Par exemple, dans l'agriculture de plantation, les îlots d'arbres peuvent améliorer la biodiversité sans réduire les rendements, comme l'a montré une étude récente.

Les technologies intelligentes en matière de biodiversité réduisent les coûts (en termes de rendement et de main-d'œuvre) de la conservation de la biodiversité pour les agriculteurs individuels. Cela augmente la probabilité d'adoption. Lorsque la conservation s'accompagne de coûts plus élevés que les bénéfices, une compensation financière peut également s'avérer nécessaire. Celle-ci pourrait, par exemple, prendre la forme de systèmes de certification ou d'un paiement pour les services écosystémiques.

Les solutions au niveau de l'exploitation doivent être accompagnées d'interventions au niveau du paysage. Il peut s'agir d'une planification et d'un suivi attentifs de l'utilisation des terres afin de préserver les points chauds de biodiversité et de maintenir les habitats connectés. Notre étude de cas en Éthiopie montre que les paysages multifonctionnels peuvent être planifiés pour “fonctionner pour la biodiversité et les hommes”.

Nous soutenons qu'un développement agricole respectueux de la biodiversité nécessite un changement en matière d'élaboration des politiques publiques, de recherche et dévéveloppement. Les écologistes de la conservation doivent accorder plus d'attention à la durabilité économique et sociale. Si l'on ne tient pas compte des questions liées à la de main-d'œuvre, les efforts de conservation ont peu de chances d'aboutir. Dans le même temps, les agronomes doivent se fixer des objectifs multiples, au-delà des rendements.

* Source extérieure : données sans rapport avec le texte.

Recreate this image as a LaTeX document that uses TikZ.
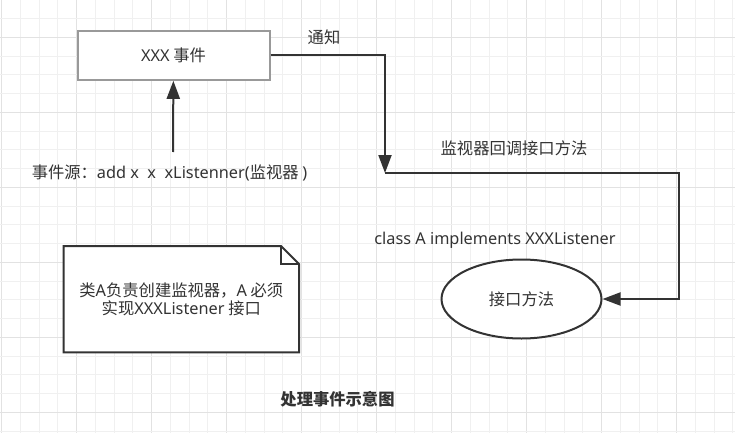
\documentclass[tikz,border=0pt]{standalone}
\usepackage{fontspec}
\setmainfont{Noto Sans CJK SC}
\newfontfamily\lat{Noto Sans}
\usepackage{tikz}
\usetikzlibrary{arrows.meta, shapes.geometric, positioning}

\definecolor{ink}{HTML}{333333}
\definecolor{boxline}{HTML}{999999}
\definecolor{gridmin}{HTML}{F0F0F0}
\definecolor{gridmaj}{HTML}{E2E2E2}

\begin{document}
\begin{tikzpicture}[x=1pt,y=-1pt,on grid,>={Triangle[length=18pt,width=13pt]},
      every node/.style={text=ink,font=\fontsize{16.3}{18.5}\selectfont},
      flow/.style={draw=ink,line width=2pt},
      event/.style={draw=boxline,fill=white,line width=2pt,minimum width=192pt,minimum height=49pt},
      method/.style={ellipse,draw=ink,fill=white,line width=2pt,minimum width=160pt,minimum height=79pt},
      minor/.style={draw=gridmin,line width=1pt},
      major/.style={draw=gridmaj,line width=1pt}]
      \useasboundingbox[fill=white] (0,0) rectangle (735,433);
      % grid
      \foreach \k in {0,...,39}{
        \pgfmathtruncatemacro\r{mod(\k,4)}
        \ifnum\r=0 \def\gs{major}\else\def\gs{minor}\fi
        \draw[\gs] (1.7+18.75*\k,0) -- (1.7+18.75*\k,433);
      }
      \foreach \k in {1,...,23}{
        \pgfmathtruncatemacro\r{mod(\k,4)}
        \ifnum\r=2 \def\gs{major}\else\def\gs{minor}\fi
        \draw[\gs] (0,-0.2+18.75*\k) -- (735,-0.2+18.75*\k);
      }

      \node[event] (evt) at (173.5,55.3) {{\lat XXX} 事件};
      \node (src) at (169.5,172.5) {事件源：{\lat add x~~x~~xListenner(}监视器 {\lat )}};
      \coordinate (reg) at (173,152);
      \node (notify) at (324,37) {通知};
      \coordinate (junc) at (385,173);
      \coordinate (bend) at (679,173);
      \node (cb) at (514,148) {监视器回调接口方法};
      \node[method] (ifc) at (521.5,299) {接口方法};
      \node (impl) [above=59pt of ifc, xshift=-26.5pt] {\lat class A implements XXXListener};

      % note with folded corner
      \node[minimum width=235pt,minimum height=106pt] (note) at (181.3,299.2) {};
      \draw[flow,fill=white,line join=miter] (note.north west) -- ([xshift=-18pt]note.north east)
        -- ([yshift=-18pt]note.north east) -- (note.south east) -- (note.south west) -- cycle;
      \draw[flow,line join=miter] ([xshift=-18pt]note.north east) -- ([xshift=-18pt,yshift=-18pt]note.north east)
        -- ([yshift=-18pt]note.north east);
      \node[align=center] at (note) {类{\lat A}负责创建监视器，{\lat A} 必须\\实现{\lat XXXListener} 接口};

      \draw[flow,->] (reg) -- (evt);
      \draw[flow,->] (evt.east) -| (junc);
      \draw[flow,->] (junc) -- (bend) |- (ifc.east);

      \node[font=\fontsize{16.3}{18.5}\selectfont\bfseries] (title) at (337.5,399.5) {处理事件示意图};
    \end{tikzpicture}
\end{document}
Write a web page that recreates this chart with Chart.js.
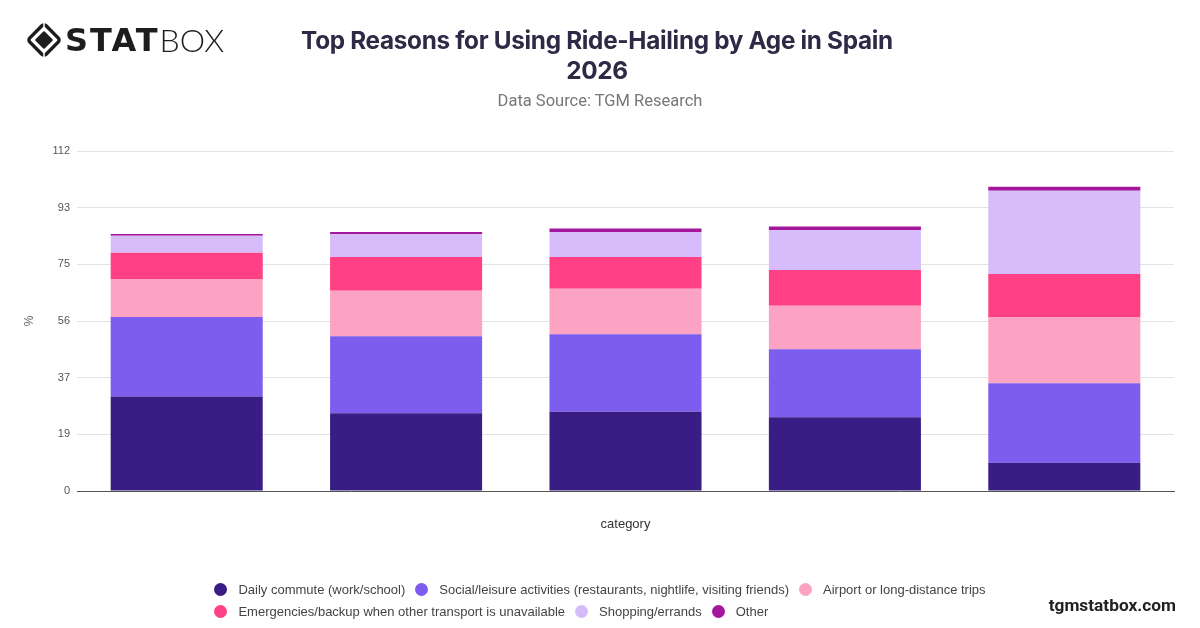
<!DOCTYPE html>
<html>
<head>
<meta charset="utf-8">
<script src="https://cdn.jsdelivr.net/npm/chart.js@4.4.1/dist/chart.umd.min.js"></script>
<style>
  html,body{margin:0;padding:0;background:#fff;}
  body{width:1200px;height:628px;position:relative;overflow:hidden;font-family:"Liberation Sans",Arial,sans-serif;}
  #chart{position:absolute;left:0;top:0;width:1200px;height:628px;}
  #logo{position:absolute;left:26px;top:22px;display:flex;align-items:center;}
  #logo .stat{font-family:"DejaVu Sans",sans-serif;font-weight:700;font-size:32px;color:#1d1d1d;margin-left:3px;line-height:36px;letter-spacing:2px;}
  #logo .box{font-family:Lato,"Open Sans",sans-serif;font-weight:300;font-size:32px;color:#1d1d1d;line-height:36px;margin-left:0px;}
  #title{position:absolute;left:0;width:1200px;top:25px;text-align:center;font-family:Inter,Roboto,sans-serif;font-weight:700;font-size:24.3px;line-height:30px;color:#2d2a46;letter-spacing:-0.3px;}
  #title .inner{display:inline-block;margin-left:-6px;}
  #sub{position:absolute;left:0;width:1200px;top:91px;text-align:center;font-family:Roboto,Inter,sans-serif;font-size:16.5px;line-height:20px;color:#777;}
  #legendWrap{position:absolute;left:0;width:1200px;top:578px;text-align:center;}
  #legend{display:inline-block;text-align:left;}
  .lrow{height:22px;display:flex;align-items:center;white-space:nowrap;}
  .litem{display:flex;align-items:center;margin-right:10px;font-size:13px;color:#444;}
  .litem:last-child{margin-right:0;}
  .ldot{width:13px;height:13px;border-radius:50%;margin-right:11px;display:inline-block;}
  #footer{position:absolute;right:24px;top:595px;font-family:Roboto,"Liberation Sans",sans-serif;font-weight:700;font-size:17.3px;color:#222;}
</style>
</head>
<body>
<canvas id="chart" width="1200" height="628"></canvas>
<div id="logo">
  <svg width="36" height="36" viewBox="0 0 36 36">
    <g transform="translate(18,18) rotate(45)">
      <rect x="-11.5" y="-11.5" width="23" height="23" rx="3" fill="none" stroke="#1d1d1d" stroke-width="3.5"/>
      <rect x="-6.5" y="-6.5" width="13" height="13" rx="1" fill="#1d1d1d"/>
    </g>
    <line x1="18" y1="0" x2="18" y2="5" stroke="#fff" stroke-width="1.5"/>
    <line x1="18" y1="31" x2="18" y2="36" stroke="#fff" stroke-width="1.5"/>
  </svg>
  <span class="stat">STAT</span><span class="box">BOX</span>
</div>
<div id="title"><span class="inner">Top Reasons for Using Ride-Hailing by Age in Spain<br>2026</span></div>
<div id="sub">Data Source: TGM Research</div>
<div id="legendWrap"><div id="legend"></div></div>
<div id="footer">tgmstatbox.com</div>
<script>
const categories = ['18-24', '25-34', '35-44', '45-54', '55+'];
const seriesNames = [
  'Daily commute (work/school)',
  'Social/leisure activities (restaurants, nightlife, visiting friends)',
  'Airport or long-distance trips',
  'Emergencies/backup when other transport is unavailable',
  'Shopping/errands',
  'Other'
];
const dailyCommute = [31.1, 25.6, 26.1, 24.3, 9.3];
const socialLeisure = [26.2, 25.4, 25.5, 22.4, 26.2];
const airportTrips = [12.4, 15.0, 15.0, 14.3, 21.8];
const emergencies = [8.8, 11.1, 10.5, 11.8, 14.2];
const shopping = [5.6, 7.5, 8.1, 13.1, 27.4];
const other = [0.6, 0.7, 1.3, 1.2, 1.3];
const colors = ['#391d84', '#7c5ded', '#fca3c3', '#ff4084', '#d6bcfb', '#a3179d'];
const yMax = 112;
const yTickCount = 7;

const seriesValues = [dailyCommute, socialLeisure, airportTrips, emergencies, shopping, other];

Chart.defaults.font.family = '"Liberation Sans", Arial, sans-serif';

const chart = new Chart(document.getElementById('chart'), {
  type: 'bar',
  data: {
    labels: categories,
    datasets: seriesNames.map((name, i) => ({
      label: name,
      data: seriesValues[i],
      backgroundColor: colors[i],
      borderWidth: 0,
      categoryPercentage: 1,
      barPercentage: 0.693
    }))
  },
  options: {
    responsive: false,
    animation: false,
    devicePixelRatio: 1,
    layout: { padding: { top: 151, left: 18, right: 26, bottom: 92 } },
    plugins: {
      legend: { display: false },
      tooltip: { enabled: false },
      title: { display: false }
    },
    scales: {
      x: {
        stacked: true,
        grid: { display: false },
        border: { display: true, color: '#555', width: 1 },
        ticks: { display: false },
        title: { display: true, text: 'category', color: '#333', font: { size: 13 } },
        afterFit: (s) => { s.height = 45; }
      },
      y: {
        stacked: true,
        min: 0,
        max: yMax,
        grid: { color: '#e3e3e3', drawTicks: false },
        border: { display: false },
        ticks: {
          count: yTickCount,
          padding: 7,
          color: '#555',
          font: { size: 11 },
          callback: (v) => Math.round(v)
        },
        title: { display: true, text: '%', color: '#666', font: { size: 12 } },
        afterFit: (s) => { s.width = 59; }
      }
    }
  }
});

// HTML legend from chart datasets
const legendEl = document.getElementById('legend');
const rows = [[0, 1, 2], [3, 4, 5]];
rows.forEach(r => {
  const row = document.createElement('div');
  row.className = 'lrow';
  r.forEach(i => {
    const ds = chart.data.datasets[i];
    const it = document.createElement('span');
    it.className = 'litem';
    const dot = document.createElement('span');
    dot.className = 'ldot';
    dot.style.background = ds.backgroundColor;
    it.appendChild(dot);
    it.appendChild(document.createTextNode(ds.label));
    row.appendChild(it);
  });
  legendEl.appendChild(row);
});
</script>
</body>
</html>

Notre étude montre qu'il existe des innovations technologiques, agronomiques et institutionnelles pour une agriculture respectueuse de la biodiversité. Mais il reste encore beaucoup à faire pour les transposer à plus grande échelle. Si elles réussissent, elles peuvent contribuer à nourrir la population en croissance, à améliorer les moyens de subsistance des agriculteurs et à préserver la biodiversité avant qu'il ne soit trop tard.